> _DESCRIPTION OF THE TASK_:
Retype only what runs from the first line of the listing to the line holding "0.8, 1, 1.2];", both included. Do not retype the pictures.
* * *
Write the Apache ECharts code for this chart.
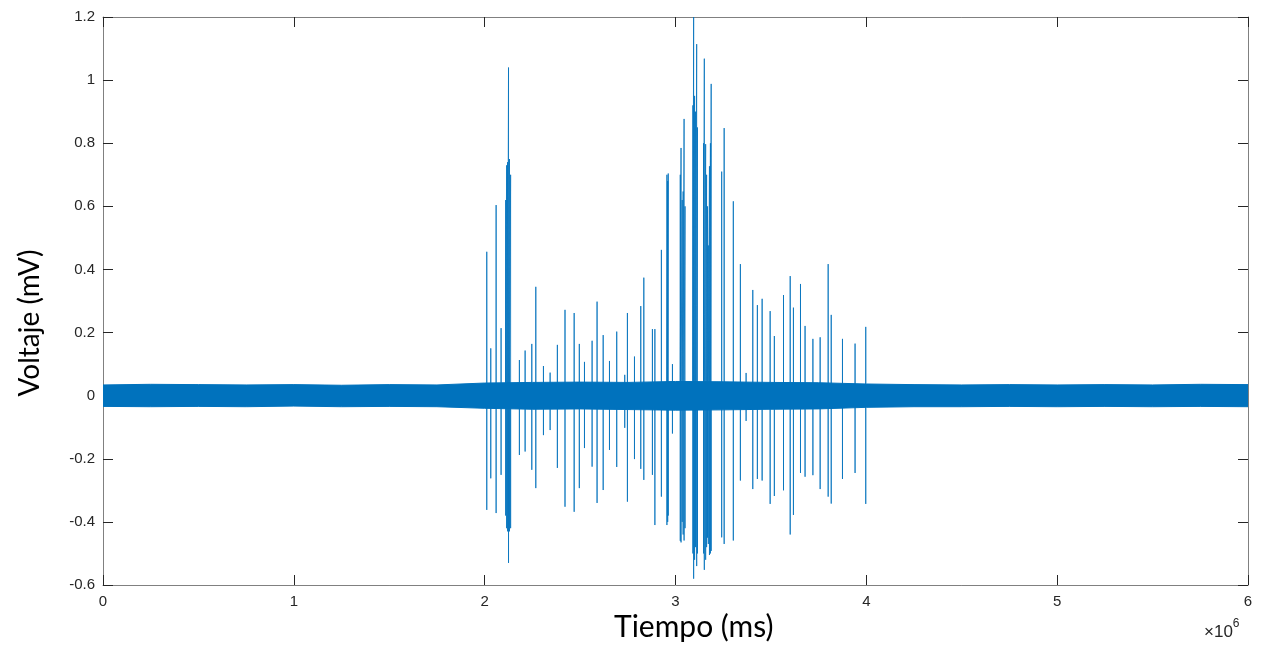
<!DOCTYPE html>
<html><head><meta charset="utf-8">
<script src="https://cdn.jsdelivr.net/npm/echarts@6/dist/echarts.min.js"></script>
<style>html,body{margin:0;padding:0;background:#fff}#c{width:1261px;height:645px}</style>
</head><body><div id="c"></div>
<script>
// Time in units of 1e6 ms
var xTicks = [0, 1, 2, 3, 4, 5, 6];
var yTicks = [-0.6, -0.4, -0.2, 0, 0.2, 0.4, 0.6, 0.8, 1, 1.2];

// Noise band envelope
var bandX     = [0, 0.25, 0.5, 0.75, 1, 1.25, 1.5, 1.75, 2, 2.25, 2.5, 2.75, 3, 3.25, 3.5, 3.75, 4, 4.25, 4.5, 4.75, 5, 5.25, 5.5, 5.75, 6];
var bandUpper = [0.034, 0.036, 0.035, 0.034, 0.035, 0.033, 0.035, 0.034, 0.040, 0.042, 0.043, 0.042, 0.045, 0.044, 0.042, 0.041, 0.037, 0.035, 0.034, 0.035, 0.034, 0.035, 0.034, 0.036, 0.035];
var bandLower = [-0.034, -0.035, -0.034, -0.035, -0.033, -0.035, -0.034, -0.035, -0.040, -0.043, -0.042, -0.044, -0.046, -0.045, -0.043, -0.042, -0.037, -0.035, -0.035, -0.034, -0.035, -0.034, -0.035, -0.034, -0.035];

// Spikes: time (x1e6 ms), peak, trough
var spikeX = [2.011, 2.032, 2.060, 2.086, 2.110, 2.115, 2.120, 2.125, 2.130, 2.136, 2.182, 2.212, 2.247, 2.268, 2.308, 2.343, 2.381, 2.421, 2.469, 2.496, 2.523, 2.563, 2.589, 2.621, 2.654, 2.692, 2.734, 2.748, 2.785, 2.818, 2.834, 2.879, 2.892, 2.926, 2.955, 2.959, 2.962, 2.984, 3.025, 3.029, 3.035, 3.040, 3.045, 3.050, 3.091, 3.095, 3.100, 3.105, 3.111, 3.115, 3.147, 3.151, 3.158, 3.163, 3.168, 3.172, 3.178, 3.183, 3.187, 3.242, 3.255, 3.303, 3.340, 3.370, 3.405, 3.429, 3.454, 3.496, 3.518, 3.566, 3.601, 3.618, 3.655, 3.679, 3.720, 3.758, 3.800, 3.816, 3.875, 3.941, 3.997];
var spikeTop = [0.456, 0.150, 0.604, 0.214, 0.62, 0.73, 0.74, 1.04, 0.75, 0.70, 0.113, 0.143, 0.164, 0.345, 0.094, 0.073, 0.161, 0.272, 0.262, 0.164, 0.107, 0.174, 0.298, 0.192, 0.110, 0.203, 0.066, 0.262, 0.124, 0.284, 0.374, 0.211, 0.211, 0.462, 0.70, 0.68, 0.704, 0.10, 0.70, 0.785, 0.62, 0.647, 0.877, 0.60, 0.92, 1.2, 0.95, 0.90, 1.114, 0.85, 0.80, 1.068, 0.797, 0.70, 0.60, 0.476, 0.727, 0.80, 0.988, 0.71, 0.848, 0.616, 0.417, 0.072, 0.335, 0.287, 0.307, 0.268, 0.189, 0.319, 0.379, 0.279, 0.354, 0.221, 0.180, 0.185, 0.417, 0.256, 0.180, 0.165, 0.218];
var spikeBot = [-0.362, -0.262, -0.372, -0.251, -0.38, -0.42, -0.43, -0.53, -0.43, -0.42, -0.188, -0.177, -0.235, -0.293, -0.125, -0.109, -0.229, -0.352, -0.368, -0.293, -0.166, -0.225, -0.340, -0.299, -0.172, -0.226, -0.102, -0.336, -0.201, -0.232, -0.267, -0.251, -0.410, -0.320, -0.41, -0.40, -0.38, -0.12, -0.46, -0.465, -0.40, -0.44, -0.459, -0.42, -0.50, -0.58, -0.52, -0.48, -0.54, -0.50, -0.50, -0.552, -0.52, -0.48, -0.45, -0.47, -0.505, -0.50, -0.492, -0.449, -0.47, -0.459, -0.269, -0.08, -0.296, -0.264, -0.269, -0.343, -0.318, -0.30, -0.44, -0.378, -0.245, -0.257, -0.252, -0.296, -0.32, -0.342, -0.264, -0.245, -0.343];

var SCALE = 1e6;
var blue = '#0072BD';
var bandData = bandX.map(function (x, i) { return [x * SCALE, bandUpper[i], bandLower[i]]; });
var spikeData = [];
spikeX.forEach(function (x, i) {
  var t = x * SCALE;
  spikeData.push([t, 0], [t, spikeTop[i]], [t, spikeBot[i]], [t, 0]);
});

function renderBand(params, api) {
  if (params.dataIndex !== 0) return null;
  var pts = [];
  for (var i = 0; i < bandData.length; i++) pts.push(api.coord([bandData[i][0], bandData[i][1]]));
  for (var j = bandData.length - 1; j >= 0; j--) pts.push(api.coord([bandData[j][0], bandData[j][2]]));
  return { type: 'polygon', shape: { points: pts }, style: { fill: blue, stroke: blue, lineWidth: 1 } };
}

var axisCol = '#808080', txt = '#262626';
var chart = echarts.init(document.getElementById('c'));
chart.setOption({
  animation: false,
  grid: { left: 103, right: 13, top: 17, bottom: 60, containLabel: false },
  xAxis: [{
    type: 'value', min: 0, max: 6 * SCALE, interval: SCALE,
    axisLine: { show: true, onZero: false, lineStyle: { color: axisCol, width: 1 } },
    axisTick: { show: true, inside: true, length: 10, lineStyle: { color: txt } },
    axisLabel: { color: txt, fontSize: 15, fontFamily: 'Liberation Sans', margin: 9, formatter: function (v) { return String(Math.round(v / SCALE)); } },
    splitLine: { show: false }
  }, {
    type: 'value', position: 'top', min: 0, max: 6 * SCALE, interval: SCALE,
    axisLine: { show: true, onZero: false, lineStyle: { color: axisCol, width: 1 } },
    axisTick: { show: true, inside: true, length: 10, lineStyle: { color: txt } },
    axisLabel: { show: false }, splitLine: { show: false }
  }],
  yAxis: [{
    type: 'value', min: -0.6, max: 1.2, interval: 0.2,
    axisLine: { show: true, onZero: false, lineStyle: { color: axisCol, width: 1 } },
    axisTick: { show: true, inside: true, length: 10, lineStyle: { color: txt } },
    axisLabel: { color: txt, fontSize: 15, fontFamily: 'Liberation Sans', margin: 8, formatter: function (v) { var r = Math.round(v * 10) / 10; return r === 0 ? '0' : String(r); } },
    splitLine: { show: false }
  }, {
    type: 'value', position: 'right', min: -0.6, max: 1.2, interval: 0.2,
    axisLine: { show: true, onZero: false, lineStyle: { color: axisCol, width: 1 } },
    axisTick: { show: true, inside: true, length: 10, lineStyle: { color: txt } },
    axisLabel: { show: false }, splitLine: { show: false }
  }],
  series: [
    { type: 'custom', data: bandData, renderItem: renderBand, encode: { x: 0, y: [1, 2] }, clip: true, z: 3 },
    { type: 'line', data: spikeData, showSymbol: false, symbol: 'none', lineStyle: { color: blue, width: 1, opacity: 0.8 }, z: 2 }
  ],
  graphic: [
    { type: 'text', left: 614, top: 612, style: { text: 'Tiempo (ms)', fill: '#000', font: '30px Lato' } },
    { type: 'text', x: 30, y: 323, rotation: Math.PI / 2, style: { text: 'Voltaje (mV)', fill: '#000', font: '28px Lato', textAlign: 'center', textVerticalAlign: 'middle' } },
    { type: 'text', left: 1204, top: 618, style: { text: '{a|×10}{b|6}', rich: { a: { fontSize: 17, fontFamily: 'Liberation Sans', fill: txt, padding: [9, 0, 0, 0] }, b: { fontSize: 12, fontFamily: 'Liberation Sans', fill: txt, padding: [0, 0, 7, 0] } } } }
  ]
});
</script></body></html>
* * *
> _WRITTEN REPLY_:
Write the Apache ECharts code for this chart.
<!DOCTYPE html>
<html><head><meta charset="utf-8">
<script src="https://cdn.jsdelivr.net/npm/echarts@6/dist/echarts.min.js"></script>
<style>html,body{margin:0;padding:0;background:#fff}#c{width:1261px;height:645px}</style>
</head><body><div id="c"></div>
<script>
// Time in units of 1e6 ms
var xTicks = [0, 1, 2, 3, 4, 5, 6];
var yTicks = [-0.6, -0.4, -0.2, 0, 0.2, 0.4, 0.6, 0.8, 1, 1.2];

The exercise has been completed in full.